What is asked.
Quote every line as given.

──────── Data segment

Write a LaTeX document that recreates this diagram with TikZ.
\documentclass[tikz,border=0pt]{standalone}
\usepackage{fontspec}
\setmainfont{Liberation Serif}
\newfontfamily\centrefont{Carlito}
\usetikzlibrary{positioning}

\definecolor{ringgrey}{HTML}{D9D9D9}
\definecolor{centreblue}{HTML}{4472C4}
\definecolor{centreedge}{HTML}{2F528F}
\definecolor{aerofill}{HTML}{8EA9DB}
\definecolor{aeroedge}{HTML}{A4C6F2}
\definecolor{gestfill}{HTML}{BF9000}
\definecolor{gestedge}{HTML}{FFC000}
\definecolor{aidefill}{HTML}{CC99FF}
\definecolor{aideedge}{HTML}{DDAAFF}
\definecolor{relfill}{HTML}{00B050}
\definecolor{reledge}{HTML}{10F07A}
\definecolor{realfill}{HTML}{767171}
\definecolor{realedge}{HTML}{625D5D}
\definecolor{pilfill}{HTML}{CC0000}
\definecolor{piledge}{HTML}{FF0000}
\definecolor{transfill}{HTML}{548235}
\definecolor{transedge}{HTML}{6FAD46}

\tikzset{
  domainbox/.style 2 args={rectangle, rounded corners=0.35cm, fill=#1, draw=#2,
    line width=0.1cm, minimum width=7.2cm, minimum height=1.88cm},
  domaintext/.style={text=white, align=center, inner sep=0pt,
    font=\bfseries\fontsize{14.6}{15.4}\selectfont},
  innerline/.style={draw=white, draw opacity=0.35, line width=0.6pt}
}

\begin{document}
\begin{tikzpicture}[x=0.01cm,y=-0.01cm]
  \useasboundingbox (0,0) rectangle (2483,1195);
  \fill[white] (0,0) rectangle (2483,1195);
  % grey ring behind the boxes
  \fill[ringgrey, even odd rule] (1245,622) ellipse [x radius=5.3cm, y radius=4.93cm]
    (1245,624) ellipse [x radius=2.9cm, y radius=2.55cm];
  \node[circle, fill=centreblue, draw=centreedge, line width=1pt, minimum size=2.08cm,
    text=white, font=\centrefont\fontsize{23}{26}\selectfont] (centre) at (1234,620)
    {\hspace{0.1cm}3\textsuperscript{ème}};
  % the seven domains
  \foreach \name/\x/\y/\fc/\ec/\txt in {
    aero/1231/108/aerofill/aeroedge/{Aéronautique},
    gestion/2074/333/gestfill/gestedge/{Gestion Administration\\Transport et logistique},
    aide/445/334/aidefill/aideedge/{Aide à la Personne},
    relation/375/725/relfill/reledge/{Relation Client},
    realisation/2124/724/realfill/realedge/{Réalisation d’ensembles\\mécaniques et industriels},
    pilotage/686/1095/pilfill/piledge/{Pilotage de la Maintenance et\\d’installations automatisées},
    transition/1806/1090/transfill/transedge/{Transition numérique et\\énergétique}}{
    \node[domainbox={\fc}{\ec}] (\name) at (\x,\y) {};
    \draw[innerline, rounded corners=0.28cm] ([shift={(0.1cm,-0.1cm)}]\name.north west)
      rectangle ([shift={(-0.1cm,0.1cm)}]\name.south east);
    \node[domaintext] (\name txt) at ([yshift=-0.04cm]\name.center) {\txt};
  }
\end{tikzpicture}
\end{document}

────────────────

Task response.
Write a LaTeX document that recreates this diagram with TikZ.
\documentclass[tikz,border=0pt]{standalone}
\usepackage{fontspec}
\setmainfont{Liberation Serif}
\newfontfamily\centrefont{Carlito}
\usetikzlibrary{positioning}

\definecolor{ringgrey}{HTML}{D9D9D9}
\definecolor{centreblue}{HTML}{4472C4}
\definecolor{centreedge}{HTML}{2F528F}
\definecolor{aerofill}{HTML}{8EA9DB}
\definecolor{aeroedge}{HTML}{A4C6F2}
\definecolor{gestfill}{HTML}{BF9000}
\definecolor{gestedge}{HTML}{FFC000}
\definecolor{aidefill}{HTML}{CC99FF}
\definecolor{aideedge}{HTML}{DDAAFF}
\definecolor{relfill}{HTML}{00B050}
\definecolor{reledge}{HTML}{10F07A}
\definecolor{realfill}{HTML}{767171}
\definecolor{realedge}{HTML}{625D5D}
\definecolor{pilfill}{HTML}{CC0000}
\definecolor{piledge}{HTML}{FF0000}
\definecolor{transfill}{HTML}{548235}
\definecolor{transedge}{HTML}{6FAD46}

\tikzset{
  domainbox/.style 2 args={rectangle, rounded corners=0.35cm, fill=#1, draw=#2,
    line width=0.1cm, minimum width=7.2cm, minimum height=1.88cm},
  domaintext/.style={text=white, align=center, inner sep=0pt,
    font=\bfseries\fontsize{14.6}{15.4}\selectfont},
  innerline/.style={draw=white, draw opacity=0.35, line width=0.6pt}
}

\begin{document}
\begin{tikzpicture}[x=0.01cm,y=-0.01cm]
  \useasboundingbox (0,0) rectangle (2483,1195);
  \fill[white] (0,0) rectangle (2483,1195);
  % grey ring behind the boxes
  \fill[ringgrey, even odd rule] (1245,622) ellipse [x radius=5.3cm, y radius=4.93cm]
    (1245,624) ellipse [x radius=2.9cm, y radius=2.55cm];
  \node[circle, fill=centreblue, draw=centreedge, line width=1pt, minimum size=2.08cm,
    text=white, font=\centrefont\fontsize{23}{26}\selectfont] (centre) at (1234,620)
    {\hspace{0.1cm}3\textsuperscript{ème}};
  % the seven domains
  \foreach \name/\x/\y/\fc/\ec/\txt in {
    aero/1231/108/aerofill/aeroedge/{Aéronautique},
    gestion/2074/333/gestfill/gestedge/{Gestion Administration\\Transport et logistique},
    aide/445/334/aidefill/aideedge/{Aide à la Personne},
    relation/375/725/relfill/reledge/{Relation Client},
    realisation/2124/724/realfill/realedge/{Réalisation d’ensembles\\mécaniques et industriels},
    pilotage/686/1095/pilfill/piledge/{Pilotage de la Maintenance et\\d’installations automatisées},
    transition/1806/1090/transfill/transedge/{Transition numérique et\\énergétique}}{
    \node[domainbox={\fc}{\ec}] (\name) at (\x,\y) {};
    \draw[innerline, rounded corners=0.28cm] ([shift={(0.1cm,-0.1cm)}]\name.north west)
      rectangle ([shift={(-0.1cm,0.1cm)}]\name.south east);
    \node[domaintext] (\name txt) at ([yshift=-0.04cm]\name.center) {\txt};
  }
\end{tikzpicture}
\end{document}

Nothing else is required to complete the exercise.